Family Violence Initiative
Harvey scooped up his youngest daughter and carried her in his arms. It would be warm in the library and he would soon find a quiet spot to dry her tears. They would look at books together and then he would use one of the computers there to look for a better job. Tonight had been too much. So many nights now he had come home from work to the sting of his wife's endless complaints. He had pretended it didn't bother him so he would not lose control in front of his children. It was no wonder his stomach hurt so often! Back home, he and Maria had shared so many dreams together. They had wanted to build a new life for their family in Canada—one where their daughters would have an equal chance for an education and a career. But now that they were in Canada, it seemed like everything he did was disappointing to Maria. She didn't hesitate to criticize him in front of the girls. Every night, Harvey felt helpless in his own home. He had asked her to stop screaming at him in front of the kids, but it was no use. Today during supper, she started complaining about how much money they had budgeted for groceries. She started yelling at him
"You are stupid and lazy. You don't even care that your job is beneath you and doesn't pay well. You're good for nothing and will never amount to anything. You are not much of a man. My father could look after us better. I should take the children and go back." Then she threw her plate of food at him and stormed off to her bedroom. When the girls had begun to cry, he had grabbed their coats and taken them out the door. Maybe when he got to the library, he would look again at that pamphlet about abuse that he had noticed last week. He realized now that this was his situation. He couldn't let it go on like this. He needed to find someone who could help them—someone who understood the pressures on people who come to this country.
What does it look like?
Emotional abuse happens when a person uses words or actions to control, frighten or isolate you or take away your self-respect. Emotional abuse is sometimes called psychological abuse. It can include:
- putting you down, calling you names or insulting you
- constantly yelling at you
- keeping you from seeing friends or family
- making fun of your faith or religion, not letting you practise it (spiritual abuse)

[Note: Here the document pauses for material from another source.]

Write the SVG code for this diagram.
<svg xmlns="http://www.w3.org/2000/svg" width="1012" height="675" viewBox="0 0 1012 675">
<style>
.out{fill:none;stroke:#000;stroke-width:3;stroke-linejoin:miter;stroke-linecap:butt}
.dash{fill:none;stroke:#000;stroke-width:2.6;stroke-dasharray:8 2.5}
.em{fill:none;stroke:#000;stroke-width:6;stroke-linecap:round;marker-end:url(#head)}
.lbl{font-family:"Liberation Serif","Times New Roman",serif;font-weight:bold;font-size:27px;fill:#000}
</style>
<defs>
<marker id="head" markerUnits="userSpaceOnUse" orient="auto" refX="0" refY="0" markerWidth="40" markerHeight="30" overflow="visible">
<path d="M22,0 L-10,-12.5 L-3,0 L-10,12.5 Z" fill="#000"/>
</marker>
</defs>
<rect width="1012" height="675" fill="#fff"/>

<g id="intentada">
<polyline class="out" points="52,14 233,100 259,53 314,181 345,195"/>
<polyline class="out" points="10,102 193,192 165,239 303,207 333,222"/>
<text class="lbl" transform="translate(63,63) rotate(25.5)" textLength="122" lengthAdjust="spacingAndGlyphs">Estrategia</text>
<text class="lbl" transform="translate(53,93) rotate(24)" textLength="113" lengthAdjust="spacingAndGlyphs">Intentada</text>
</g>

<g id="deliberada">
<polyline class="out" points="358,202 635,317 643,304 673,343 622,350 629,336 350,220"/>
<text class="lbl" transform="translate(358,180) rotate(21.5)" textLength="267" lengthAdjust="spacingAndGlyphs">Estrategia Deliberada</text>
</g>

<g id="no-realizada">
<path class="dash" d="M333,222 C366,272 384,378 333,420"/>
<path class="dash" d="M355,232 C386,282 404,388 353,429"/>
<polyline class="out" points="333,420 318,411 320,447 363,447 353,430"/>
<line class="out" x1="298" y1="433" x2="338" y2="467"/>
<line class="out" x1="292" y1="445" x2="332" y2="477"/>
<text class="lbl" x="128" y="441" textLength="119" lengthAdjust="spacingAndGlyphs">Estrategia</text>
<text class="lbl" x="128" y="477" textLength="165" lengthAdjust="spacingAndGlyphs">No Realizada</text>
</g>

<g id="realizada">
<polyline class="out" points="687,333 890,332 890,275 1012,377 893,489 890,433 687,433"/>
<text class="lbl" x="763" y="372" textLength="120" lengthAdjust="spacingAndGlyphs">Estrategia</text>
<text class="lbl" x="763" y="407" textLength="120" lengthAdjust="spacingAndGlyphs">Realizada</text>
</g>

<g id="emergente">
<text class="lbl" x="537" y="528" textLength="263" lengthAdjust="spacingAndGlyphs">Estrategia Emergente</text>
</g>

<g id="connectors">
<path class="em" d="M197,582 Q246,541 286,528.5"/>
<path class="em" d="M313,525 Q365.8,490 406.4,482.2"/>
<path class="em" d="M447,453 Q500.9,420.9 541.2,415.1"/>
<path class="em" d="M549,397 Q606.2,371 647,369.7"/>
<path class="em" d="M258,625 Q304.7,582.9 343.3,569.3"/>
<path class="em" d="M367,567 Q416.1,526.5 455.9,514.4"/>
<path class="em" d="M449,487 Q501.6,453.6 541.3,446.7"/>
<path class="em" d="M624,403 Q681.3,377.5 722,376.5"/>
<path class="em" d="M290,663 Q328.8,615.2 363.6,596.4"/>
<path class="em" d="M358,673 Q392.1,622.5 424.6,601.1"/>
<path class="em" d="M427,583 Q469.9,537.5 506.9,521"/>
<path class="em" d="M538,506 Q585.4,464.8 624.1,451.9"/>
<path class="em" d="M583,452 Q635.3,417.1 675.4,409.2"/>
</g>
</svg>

- controlling what you wear, where you go, whom you see (if you are an adult)
- preventing you from going out, taking classes or working if you want to (if you are an adult)
- threatening to have you deported if you don't behave in a certain way
- making threats to harm you or another person
- destroying your belongings, hurting your pets or threatening to do so, or
- bullying: intimidating or humiliating you (including on the Internet).
Some forms of emotional abuse are crimes: stalking, threatening to hurt you, harassing you on the phone, intimidating you on purpose or counselling (advising) you to commit suicide. Many other forms of emotional abuse are not crimes. Still, they can do a lot of damage and might lead to criminal acts later on.
If a child is emotionally abused, child protection authorities could intervene and remove the child from his or her parents.
Emotional abuse is serious. Inner wounds can take a long time to heal.
Criminal harassment, also known as stalking, is a crime. It involves repeated conduct that makes you fear for your safety or the safety of someone you love. This can include:
- watching or following you
- making threats that cause you to fear for your safety
- making threats to your children, family, pets or friends that cause you fear, or
- repeatedly calling or sending gifts after being asked to stop.